Pulling up a seat at your favourite coffee shop may be the most efficient way to write a paper or finish a work project. But now a new website lets you bring the coffee shop to your cubicle.
The site, called Coffitivity, was inspired by recent research showing the whoosh of espresso machines and caffeinated chatter typical of most coffee shops creates just the right level of background noise to stimulate creativity. The website, which is free, plays an ambient coffee shop soundtrack that, according to researchers, helps people concentrate.
In a series of experiments that looked at the effects of noise on creative thinking, researchers at the University of Illinois at Urbana-Champaign had participants brainstorm ideas for new products while they were exposed to varying levels of background noise. Their results, published in The Journal of Consumer Research, found that a level of ambient noise typical of a bustling coffee shop or a television playing in a living room, about 70 decibels, enhanced performance compared with the relative quiet of 50 decibels.
A higher level of noise, however, about 85 decibels, roughly the noise level generated by a blender or a garbage disposal, was too distracting, the researchers found.
Ravi Mehta, an assistant professor of business administration at the university who led the research, said extreme quiet tends to sharpen your focus, which can prevent you from thinking in the abstract. "This is why if you're too focused on a problem and you're not able to solve it," Mehta said, "you leave it for some time and then come back to it and you get the solution."
But moderate levels can distract people just enough so that they think more broadly. "It helps you think outside the box," he said.
The benefits of moderate noise, however, apply only to creative tasks. Projects that require paying close attention to detail, like proofreading a paper or doing your taxes, Mehta said, are performed better in quiet environments.
In other studies, he and his colleagues have found that exposure to certain colours can play a role as well. Switching the colour of your computer's background screen to blue enhances performance on creative tasks, for example, while making it red helps with detail-oriented tasks. Large, open rooms with high ceilings may also promote creative thinking, they found.

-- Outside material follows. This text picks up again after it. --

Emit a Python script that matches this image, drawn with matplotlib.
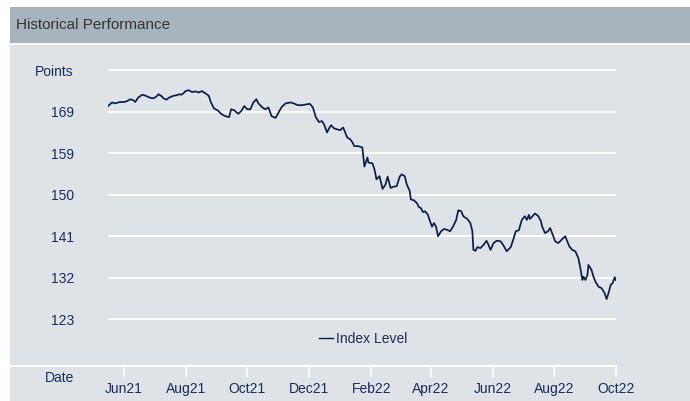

The creators of the Coffitivity site struck upon their idea after brainstorming on an unrelated start-up in the Richmond, Virginia, area. "We had been in and out of coffee shops, and we were getting really good work done," said ACe Callwood, a founder of the site and the coordinator for entrepreneurship at the Virginia Commonwealth University business school.
One member of the team, Justin Kauszler, noticed when he returned to his regular work space, in a subdued and sterile office, his productivity took a nose-dive. When Kauszler's boss shot down his request to leave the office and work from a coffee shop, he and his colleagues decided that they would bring their favourite coffeehouses to their computers.
With some borrowed audio equipment in hand, they eventually hit on a spot with the ideal noise level, a place called Harrison Street Cafe. "It had just the right mix of everything," Callwood said. "You could get the coffee machine, and you had people talking and eating. It has two levels, and we got the vibe upstairs and downstairs." Coffitivity started on March 4, and that day it got about 120 page views. "I think our moms looked at it a hundred times," Callwood joked.
Since then, traffic has "exploded," he said. "Seoul, Korea, is our top user city. New York City is second, followed by London, Los Angeles and Chicago."
Callwood and his colleagues at Coffitivity say they are now in the process of creating an app and adding new coffee shop soundtracks tailored to specific countries. "Australians apparently hate American accents," he said. "We have Australians asking us for different audio sounds.
"We had a rabbi reach out and say, 'Hey, there's a Jewish learning centre that has this very distinctive sound in Hebrew,' and he asked if we could put that kind of audio on the site. We told him that if he could get us the audio, we'll use it."